Thats a moot point, it's not about languages anymore, it's about
FRAMEWORKS on top of languages with security baked in.

In Java my team has one "validation" servlet that every request must go through - so even if my junior programmers screw up, I'm catching it in a "framework-like" way. Struts Java framework allows you to validate form/request data via XML configuration so an InfoSec guy can add regex's to each-and-every element of your forms AFTER the fact WITHOUT programmer intervention.

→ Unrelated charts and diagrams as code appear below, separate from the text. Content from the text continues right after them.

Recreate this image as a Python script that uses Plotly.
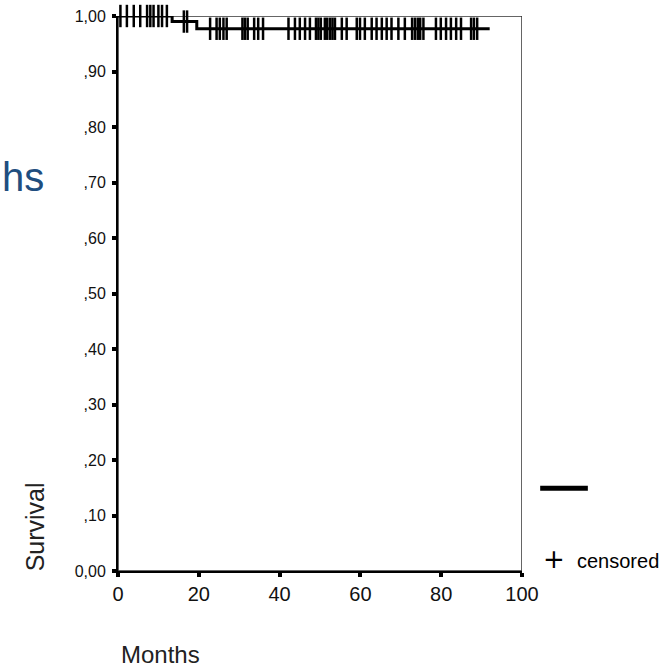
import plotly.graph_objects as go

# Kaplan-Meier step curve (event times in months and survival after each step)
step_times = [0, 13.4, 19.5, 92.0]
step_surv = [1.00, 0.990, 0.977, 0.977]

# Censored observation times (months)
censored_times = [0.6, 2.2, 3.9, 5.5, 7.2, 8.0, 8.8, 10.0, 10.9, 12.1,
                  16.3, 17.1,
                  22.8, 24.4, 25.2, 26.1, 26.9, 30.8, 31.4, 32.1, 33.7, 34.7, 35.9,
                  42.2, 43.8, 45.0, 46.3, 47.5, 49.0, 49.6, 50.2, 51.2, 51.8, 52.5,
                  53.1, 53.7, 55.4, 56.6, 59.1, 59.9, 61.1, 62.8, 64.0, 65.3, 66.5,
                  67.7, 69.4, 71.0, 72.8, 73.5, 74.2, 74.8, 75.6, 78.7, 79.9, 81.2,
                  82.4, 83.7, 84.9, 87.4, 88.1, 88.9]

y_ticks = [0, 0.1, 0.2, 0.3, 0.4, 0.5, 0.6, 0.7, 0.8, 0.9, 1.0]
y_ticklabels = ["0,00", ",10", ",20", ",30", ",40", ",50", ",60", ",70", ",80", ",90", "1,00"]
x_ticks = [0, 20, 40, 60, 80, 100]
x_ticklabels = ["0", "20", "40", "60", "80", "100"]


def surv_at(t):
    s = step_surv[0]
    for tt, ss in zip(step_times, step_surv):
        if t >= tt:
            s = ss
    return s


censored_surv = [surv_at(t) for t in censored_times]

SANS = "Liberation Sans, Arial, sans-serif"

fig = go.Figure()
fig.add_trace(go.Scatter(x=step_times, y=step_surv, mode="lines",
                         line=dict(shape="hv", color="black", width=3),
                         cliponaxis=False, showlegend=False, hoverinfo="skip"))
fig.add_trace(go.Scatter(x=censored_times, y=censored_surv, mode="markers",
                         marker=dict(symbol="line-ns", size=16, color="black",
                                     line=dict(color="black", width=2.5)),
                         cliponaxis=False, showlegend=False, hoverinfo="skip"))

# plot frame
fig.add_shape(type="rect", xref="x", yref="y", x0=0, x1=100, y0=0, y1=1,
              line=dict(color="#333", width=1.5), layer="below")

fig.update_xaxes(range=[0, 100], tickvals=x_ticks, ticktext=x_ticklabels,
                 showgrid=False, zeroline=False, showline=True, linecolor="black",
                 linewidth=2, ticks="outside", ticklen=4, tickwidth=4, tickcolor="black",
                 tickfont=dict(family=SANS, size=20, color="#111"), automargin=False)
fig.update_yaxes(range=[0, 1], tickvals=y_ticks, ticktext=y_ticklabels,
                 showgrid=False, zeroline=False, showline=True, linecolor="black",
                 linewidth=2, ticks="outside", ticklen=4, tickwidth=4, tickcolor="black",
                 ticklabelstandoff=3,
                 tickfont=dict(family=SANS, size=16, color="#111"), automargin=False)

annotations = [
    dict(text="hs", x=-0.177, y=0.71, xref="paper", yref="paper", xanchor="right",
         yanchor="middle", showarrow=False,
         font=dict(family=SANS, size=40, color="#1f4e7f")),
    dict(text="Survival", x=-0.205, y=0.079, xref="paper", yref="paper",
         xanchor="center", yanchor="middle", textangle=-90, showarrow=False,
         font=dict(family=SANS, size=25, color="#222")),
    dict(text="Months", x=0.104, y=-0.151, xref="paper", yref="paper",
         xanchor="center", yanchor="middle", showarrow=False,
         font=dict(family=SANS, size=24, color="#222")),
    dict(text="+", x=1.079, y=0.022, xref="paper", yref="paper",
         xanchor="center", yanchor="middle", showarrow=False,
         font=dict(family="DejaVu Sans, sans-serif", size=26, color="black")),
    dict(text="censored", x=1.13, y=0.018, xref="paper", yref="paper",
         xanchor="left", yanchor="middle", showarrow=False,
         font=dict(family=SANS, size=20, color="black")),
]
fig.update_layout(annotations=annotations)

# legend line sample
fig.add_shape(type="line", xref="paper", yref="paper", x0=1.045, x1=1.163,
              y0=0.149, y1=0.149, line=dict(color="black", width=5))

fig.update_layout(width=671, height=669,
                  margin=dict(l=118, r=149, t=16, b=98, pad=0),
                  paper_bgcolor="white", plot_bgcolor="white")

fig.write_html("out.html", config={"displayModeBar": False},
               post_script="document.body.style.margin='0';document.body.style.overflow='hidden';")
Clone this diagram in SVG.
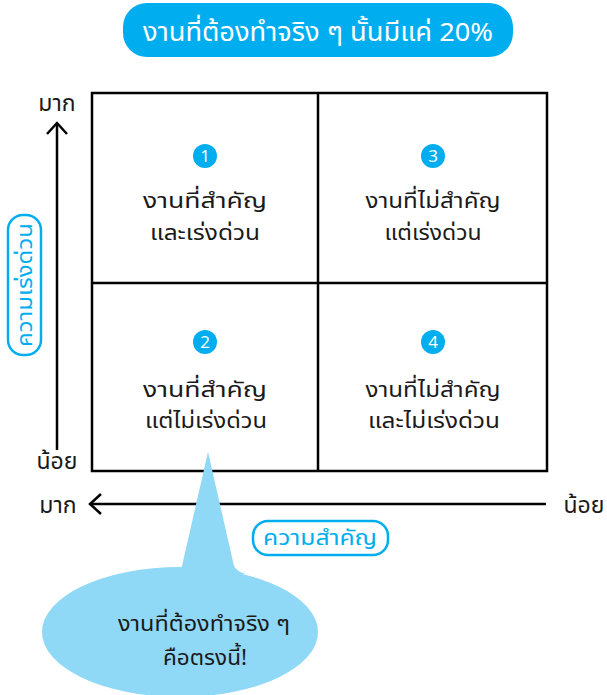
<svg xmlns="http://www.w3.org/2000/svg" width="607" height="695" viewBox="0 0 607 695">
<defs>
<style>
text{font-family:"Noto Sans Thai","Noto Sans","DejaVu Sans",sans-serif;}
.lbl{font-size:22px;fill:#1a1a1a;text-anchor:middle;}
.ax{font-size:23px;fill:#1a1a1a;text-anchor:middle;}
.num{font-size:17px;fill:#fff;text-anchor:middle;}
.badge{fill:#00aeef;}
.pill{fill:#fff;stroke:#00aeef;stroke-width:2.5;}
.ptxt{font-size:22px;fill:#00aeef;text-anchor:middle;}
.axis{stroke:#000;stroke-width:2.5;fill:none;}
.grid{stroke:#000;stroke-width:2.5;fill:none;}
</style>
</defs>
<rect width="607" height="695" fill="#fff"/>
<g id="title">
<rect x="123" y="3" width="390" height="54" rx="24" fill="#00aeef"/>
<text x="318" y="41" textLength="350" lengthAdjust="spacingAndGlyphs" style="font-size:26px;fill:#fff;text-anchor:middle">งานที่ต้องทำจริง ๆ นั้นมีแค่ 20%</text>
</g>
<g id="grid">
<rect class="grid" x="92" y="93" width="455" height="378"/>
<line class="grid" x1="318" y1="93" x2="318" y2="471"/>
<line class="grid" x1="92" y1="283" x2="547" y2="283"/>
</g>
<g id="q1">
<circle class="badge" cx="205" cy="156" r="12"/>
<text class="num" x="205" y="162">1</text>
<text class="lbl" x="205" y="208" textLength="124" lengthAdjust="spacingAndGlyphs">งานที่สำคัญ</text>
<text class="lbl" x="205" y="240" textLength="110" lengthAdjust="spacingAndGlyphs">และเร่งด่วน</text>
</g>
<g id="q3">
<circle class="badge" cx="433" cy="156" r="12"/>
<text class="num" x="433" y="162">3</text>
<text class="lbl" x="433" y="208" textLength="135" lengthAdjust="spacingAndGlyphs">งานที่ไม่สำคัญ</text>
<text class="lbl" x="433" y="240" textLength="97" lengthAdjust="spacingAndGlyphs">แต่เร่งด่วน</text>
</g>
<g id="q2">
<circle class="badge" cx="205" cy="342" r="12"/>
<text class="num" x="205" y="348">2</text>
<text class="lbl" x="205" y="397" textLength="124" lengthAdjust="spacingAndGlyphs">งานที่สำคัญ</text>
<text class="lbl" x="206" y="428" textLength="122" lengthAdjust="spacingAndGlyphs">แต่ไม่เร่งด่วน</text>
</g>
<g id="q4">
<circle class="badge" cx="433" cy="342" r="12"/>
<text class="num" x="433" y="348">4</text>
<text class="lbl" x="433" y="397" textLength="135" lengthAdjust="spacingAndGlyphs">งานที่ไม่สำคัญ</text>
<text class="lbl" x="434" y="428" textLength="132" lengthAdjust="spacingAndGlyphs">และไม่เร่งด่วน</text>
</g>
<g id="connectors">
<line class="axis" x1="57" y1="450" x2="57" y2="123"/>
<polyline class="axis" points="47,134 57,123 67,134"/>
<line class="axis" x1="546" y1="504" x2="90" y2="504"/>
<polyline class="axis" points="101,494 90,504 101,514"/>
</g>
<g id="axis-labels">
<text class="ax" x="57" y="111">มาก</text>
<text class="ax" x="57" y="469">น้อย</text>
<text class="ax" x="58" y="513">มาก</text>
<text class="ax" x="584" y="513">น้อย</text>
</g>
<g id="urgency">
<rect class="pill" x="8" y="215" width="33" height="140" rx="15"/>
<text class="ptxt" transform="translate(24.5 285) rotate(-90)" y="7" textLength="124" lengthAdjust="spacingAndGlyphs">ความเร่งด่วน</text>
</g>
<g id="importance">
<rect class="pill" x="253" y="521" width="135" height="34" rx="15"/>
<text class="ptxt" x="320" y="545" textLength="114" lengthAdjust="spacingAndGlyphs">ความสำคัญ</text>
</g>
<g id="callout">
<ellipse cx="180" cy="632" rx="138" ry="65" fill="#8fd8f6"/>
<path d="M170,574 Q180,571 182,566 L208,452 L234,566 Q236,571 246,574 Z" fill="#8fd8f6"/>
<text class="lbl" x="204" y="631" textLength="172" lengthAdjust="spacingAndGlyphs">งานที่ต้องทำจริง ๆ</text>
<text class="lbl" x="205" y="665" textLength="84" lengthAdjust="spacingAndGlyphs">คือตรงนี้!</text>
</g>
</svg>
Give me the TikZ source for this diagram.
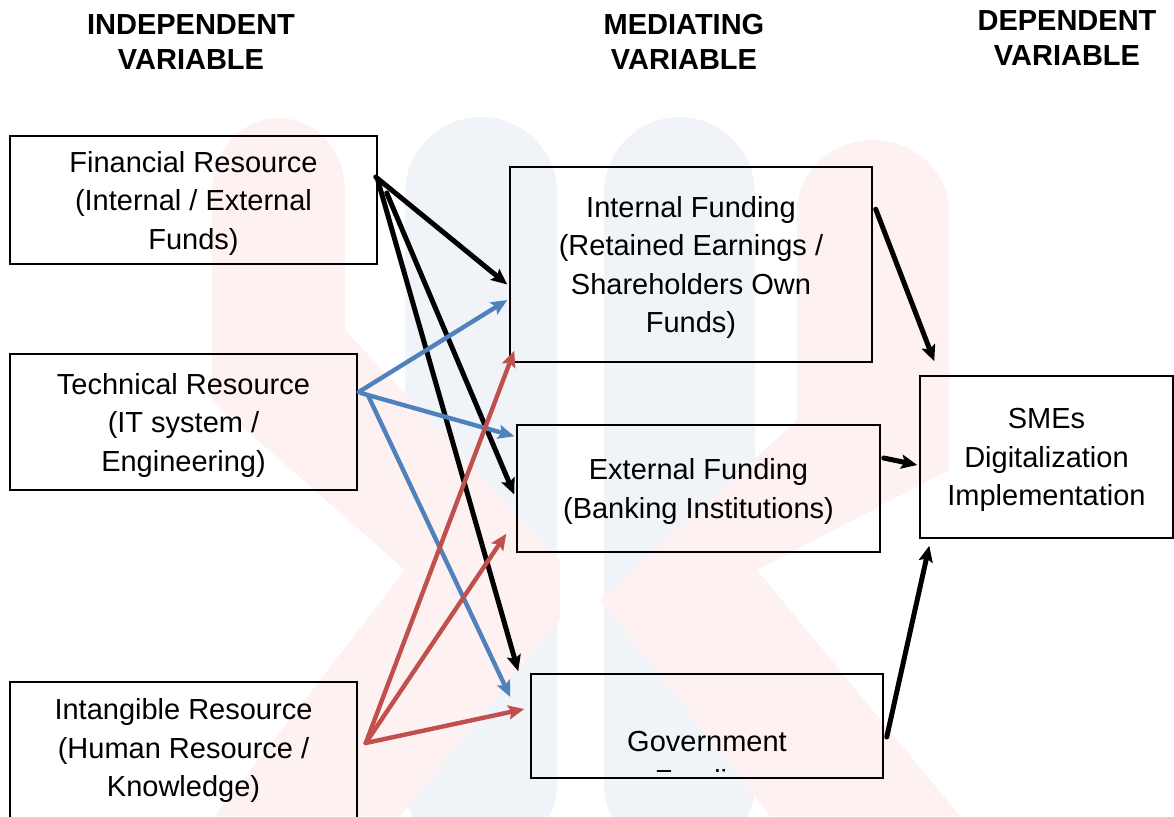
\documentclass[tikz,border=0pt]{standalone}
\usepackage{fontspec}
\setmainfont{Liberation Sans}
\usetikzlibrary{arrows.meta}

\definecolor{linkblue}{HTML}{4F81BD}
\definecolor{linkred}{HTML}{C0504D}
\definecolor{washpink}{HTML}{FDF1F1}
\definecolor{washblue}{HTML}{F0F4F8}

\tikzset{
  varbox/.style={draw, line width=0.75pt, inner sep=0pt, align=center, text depth=0pt,
    font=\fontsize{14.5}{19.25}\selectfont},
  heading/.style={align=center, font=\bfseries\fontsize{14.5}{17.5}\selectfont},
  link/.style={line width=2.2pt, line cap=round,
    -{Stealth[length=8pt,width=7pt,inset=1.5pt]}},
}

\begin{document}
\begin{tikzpicture}[x=0.5pt, y=-0.5pt]
        \useasboundingbox (0,0) rectangle (1174,816);
        % Faint backdrop: two blue bars, two pink bent bands
        \fill[washblue, rounded corners=38pt] (405,117) rectangle (557,860);
        \fill[washblue, rounded corners=38pt] (604,117) rectangle (755,860);
        \fill[washpink] (212,190) arc[start angle=180, end angle=360, x radius=66.5, y radius=72]
          -- (345,330) -- (560,560) -- (560,620) -- (400,816) -- (215,816) -- (405,570)
          -- (212,400) -- cycle;
        \fill[washpink] (797,212) arc[start angle=180, end angle=360, x radius=76, y radius=72]
          -- (949,470) -- (757,570) -- (960,816) -- (770,816) -- (600,600) -- (797,420) -- cycle;
        % Column headings
        \node[heading] (indep) at (191,42) {INDEPENDENT\\VARIABLE};
        \node[heading] (medi) at (684,42) {MEDIATING\\VARIABLE};
        \node[heading] (dep) at (1067,38) {DEPENDENT\\VARIABLE};
        % Independent variables
        \node[varbox, minimum width=183.5pt, minimum height=64pt] (fin) at (193.5,200)
          {Financial Resource\\(Internal / External\\Funds)};
        \node[varbox, minimum width=173.5pt, minimum height=68pt] (tech) at (183.5,422)
          {Technical Resource\\(IT system /\\Engineering)};
        \node[varbox, minimum width=173.5pt, minimum height=74pt, text depth=8.5pt] (intang) at (183.5,756)
          {Intangible Resource\\(Human Resource /\\Knowledge)};
        % Mediating variables
        \node[varbox, minimum width=181pt, minimum height=97.5pt] (int) at (691,264.5)
          {Internal Funding\\(Retained Earnings /\\Shareholders Own\\Funds)};
        \node[varbox, minimum width=181.5pt, minimum height=63.5pt] (ext) at (698.5,488.5)
          {External Funding\\(Banking Institutions)};
        \node[varbox, minimum width=176pt, minimum height=52pt] (gov) at (707,726) {};
        \begin{scope}
          \clip ([shift={(1pt,-1pt)}]gov.north west) rectangle ([shift={(-1pt,3.5pt)}]gov.south east);
          \node[align=center, font=\fontsize{14.5}{19.25}\selectfont] (govtext)
            at ([yshift=-19pt]gov.center) {Government\\Funding};
        \end{scope}
        % Dependent variable
        \node[varbox, minimum width=126.5pt, minimum height=81pt] (sme) at (1046.5,457)
          {SMEs\\Digitalization\\Implementation};
        % Financial resource links
        \draw[link, line width=2.5pt] ([xshift=-1pt,yshift=11.5pt]fin.east) -- ([xshift=-1pt,yshift=-10pt]int.west);
        \draw[link, line width=2.5pt] ([xshift=4.5pt,yshift=3.5pt]fin.east) -- ([xshift=-1pt,yshift=-3pt]ext.west);
        \draw[link, line width=2.5pt] ([yshift=10pt]fin.east) -- ([xshift=-6pt,yshift=1pt]gov.north west);
        % Technical resource links
        \draw[link, linkblue] ([xshift=0.5pt,yshift=15pt]tech.east) -- ([xshift=-1pt,yshift=-17.75pt]int.west);
        \draw[link, linkblue] ([xshift=1.5pt,yshift=14.5pt]tech.east) -- ([xshift=-1pt,yshift=-6pt]ext.north west);
        \draw[link, linkblue] ([xshift=5.5pt,yshift=12.5pt]tech.east) -- ([xshift=-10pt,yshift=14.5pt]gov.west);
        % Intangible resource links
        \draw[link, linkred] ([xshift=4pt,yshift=6.5pt]intang.east) -- ([xshift=2.5pt,yshift=6pt]int.south west);
        \draw[link, linkred] ([xshift=4pt,yshift=6.5pt]intang.east) -- ([xshift=-5pt,yshift=9.5pt]ext.south west);
        \draw[link, linkred] ([xshift=4pt,yshift=6.5pt]intang.east) -- ([xshift=-3pt,yshift=8.5pt]gov.west);
        % Mediators into digitalization
        \draw[link, line width=2.5pt] ([xshift=1.5pt,yshift=-21.5pt]int.north east) -- ([xshift=7.5pt,yshift=7pt]sme.north west);
        \draw[link, line width=2.5pt] ([xshift=1.5pt,yshift=15.25pt]ext.east) -- ([xshift=-1pt,yshift=-4pt]sme.west);
        \draw[link, line width=2.5pt] ([xshift=1.5pt,yshift=-5.5pt]gov.east) -- ([xshift=5pt,yshift=-3.5pt]sme.south west);
      \end{tikzpicture}
\end{document}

In .NET, we win. .NET does not scale well (MySpace is suffering the cost of trying to deploy .NET globally, poor guys) BUT - .NET has a framework that automagically does input validation for you - and almost does it well. There WAS a 2.0 framework input validation bug a few months back, but MS patched it up within hours of discovery, and heck, most PPL are at .NET 1.1 still. Even the craptacular Drupal (4.7.4+) CMS PHP framework does CSRF protection very well via form keys. How many of your web apps defend again CSRF right now? 

I prefer Java and am not fond of M$, but I must nod my head to the security considerations baked into .NET (If only it scaled well) and some of the more mature Java frameworks like Struts. 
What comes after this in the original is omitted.